Taxes and fees are actually a part of the operating costs, but since we don't have the ability to anticipate expenditure size, because they are determined by the government, there are some very specific rules when the rent increase is due to rising taxes and fees.
Increase with retroactive effect
If property taxes and fees rise, there is a possibility that the increase is added to the rent with retroactive effect. That is, from the time when the property is required to pay the increased fees to the government.
However, the rule is that the rent increase must be announced five months after the government imposes the new elevated property taxes.
Municipalities often first issue property tax levies in December or January, although they come into force on 1 January. Therefore rent increases must be announced before the end of May to comply with this rule. We therefore announce tax and duty increases in the period from January-May with three months' notice, and it is with retroactive effect from 1 January. You should therefore be aware that there may be a post-clearance recovery valid for 1 January until the announcement comes into force.
You can read more about taxes and duties in our leaflet ‘Changes to the rent’.
Deposit and pre-paid rent
Your deposit and pre-paid rent are adjusted in line with price developments in taxes and duties.
If your rent needs to be indexed, it is indicated in section 11 of your tenancy agreement.
Indexation is based on rents being adjusted once a year by the percentage that the net price index has risen. This form of regulation is always agreed in the lease. The lease indicates on which date the rent increases, and which index is to be used. Indexation is always based on the previous year’s rent.

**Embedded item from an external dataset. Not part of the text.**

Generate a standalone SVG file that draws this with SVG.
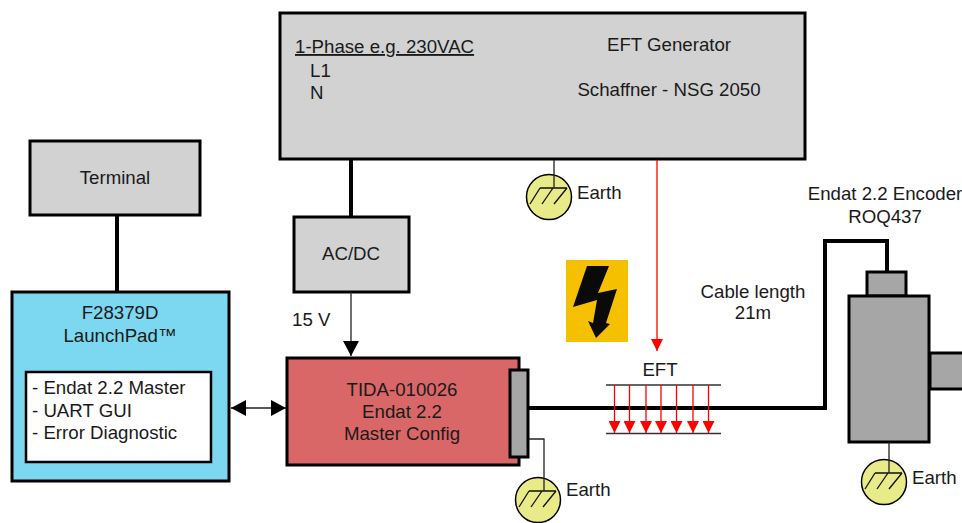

You will always be notified of a rent increase. But that does not mean that you necessarily receive the notice no later than three months before the regulation enters into force, as is the case with all other rental adjustments. This is because the date of the change is indicated by your tenancy agreement.
Stepwise rent increase
Your tenancy agreement may indicate that rents must rise by specific amounts at specific times. This is called a stepwise rent increase.
After 1 July 2015, stepwise rent increases may no longer be agreed. If you have leased your unit before that date, the agreement continues as indicated in your tenancy agreement.
Your tenancy agreement must clearly state when and by how much the rent increases, and there must be an end date for the stepwise rent increase.
In the period of time you pay rent, your rent may be regulated due to increases or decreases in taxes.
On-account payment of water and heating
Heat and water accounting is calculated for one year at a time. Your tenancy agreement indicates when the heat and water accounting period ends in your property. The property's heat consumption also includes the costs of heat supply and energy labelling.
You should be aware that it takes 3-4 months after the heating or water accounting period before you will receive the accounts.
If you are to receive a refund, the settlement shall be made along with the rent the month after you receive the accounts. If you owe money, the amount will be charged a minimum of one month after you receive the accounts.
Each month you make an on-account payment. Your on-account payment, deducted from your total consumption, equals your settlement. If you paid more on-account than you consumed, you will receive a refund. If you paid less on-account than you consumed, you will receive a bill.
If you receive a bill, we will adjust your on-account payment so that – as far as possible and subject to price changes – you can avoid receiving a similar bill in the following year.
You should be aware that if you move out of your rental unit, you will be responsible for paying a reading fee for the utilities.